Priority enrollment exasperates students

Beginning May 9, Santa Monica College will begin paring back on the amount of classes offered for both summer and fall semesters; additionally, due to an all-time high demand for enrollment, adjustments have been made to the priority enrollment system. The current enrollment system works on a first come first serve basis. Due to the state's budget crisis, funding for California's community colleges is challenged; consequently, budget cuts will begin to show significant effects during the approaching semesters.

During the six-week summer session, students are only allowed to take a maximum of five units. This allows the opportunity for more students to enroll in at least one class during the summer, despite the fact not all students will get the classes they need.

Currently, the enrollment priority system is designed to serve extended opportunity programs and services (EOPS), veterans, scholars, and disabled students early priority dates. Following these high priority students are continuing students closer to finishing the amount of units needed in order to transfer; lastly, first year students starting out usually get later enrollment dates.

Although the system is designed to allow students the best opportunity to fulfill their goal, first year students aren't able to get the courses they need to put their best foot forward.

"It's not fair. Why should other students should get one step ahead of us?" said SMC freshman Shannon O'Hehir. "I had this whole educational plan, but now I'm not taking any of the classes that I wanted." Countless students like O'Hehir have to crash classes in order to enroll. In O'Hehir's case, all three of her current classes this semester were crashed.
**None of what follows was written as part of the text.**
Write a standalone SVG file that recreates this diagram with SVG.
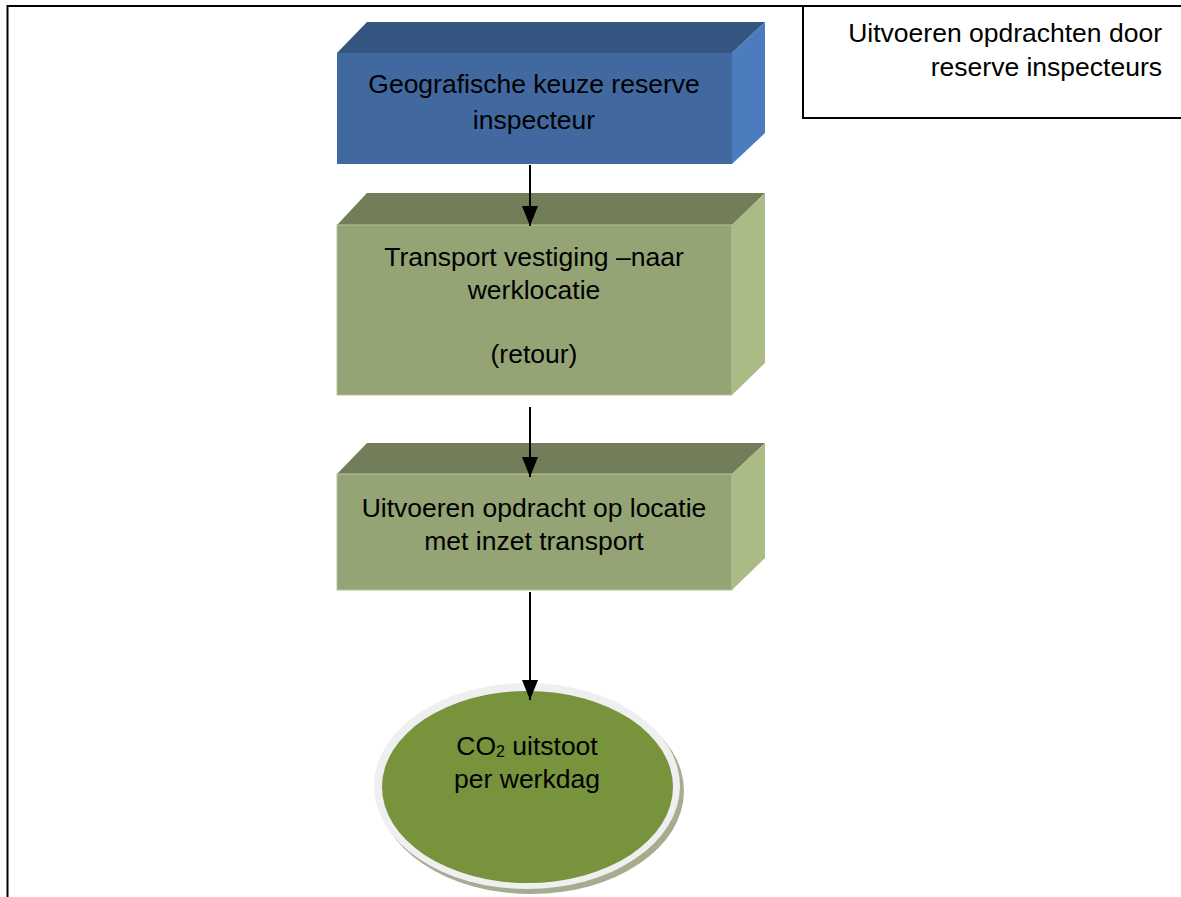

Crashing classes has been and will continue to be a strategy for students to enroll in classes, but especially now since SMC is facing an inflated student body, and the funding and resources needed to accommodate the resulting demands are impaired.

In a recent Board of Trustees meeting Superintendent and President Dr. Chui L Tsang added Black Collegians and Adelante to the list of special programs granted priority enrollment dates. Soon after, administrators later halted their decision to add Adelante and Black Collegians students to priority enrollment for the summer and fall semester.

"I'm involved with Black Collegians, but I still find trouble enrolling into classes before they're gone since I get late priority," said music major Eldred Burge. "I think priority dates are setbacks, because it makes it harder for students to accomplish their goal."

"In terms of priority enrollment dates - we had been told a few weeks ago that we were going to get priority enrollment dates for Black Collegians students for the first time ever," said Sherri Bradford, Program Leader of the Black Collegians. "However, the administration made a decision to not allow that for the summer 2011 and fall 2011 enrollment cycle, and to maintain the enrollment priorities that have been in place for several years."

SMC administrators are currently waiting for the state budget to be completed; but without a budget, administrators cannot implement a new enrollment system to better assist students. Until then, the existing enrollment priority system will stay in effect until further notice.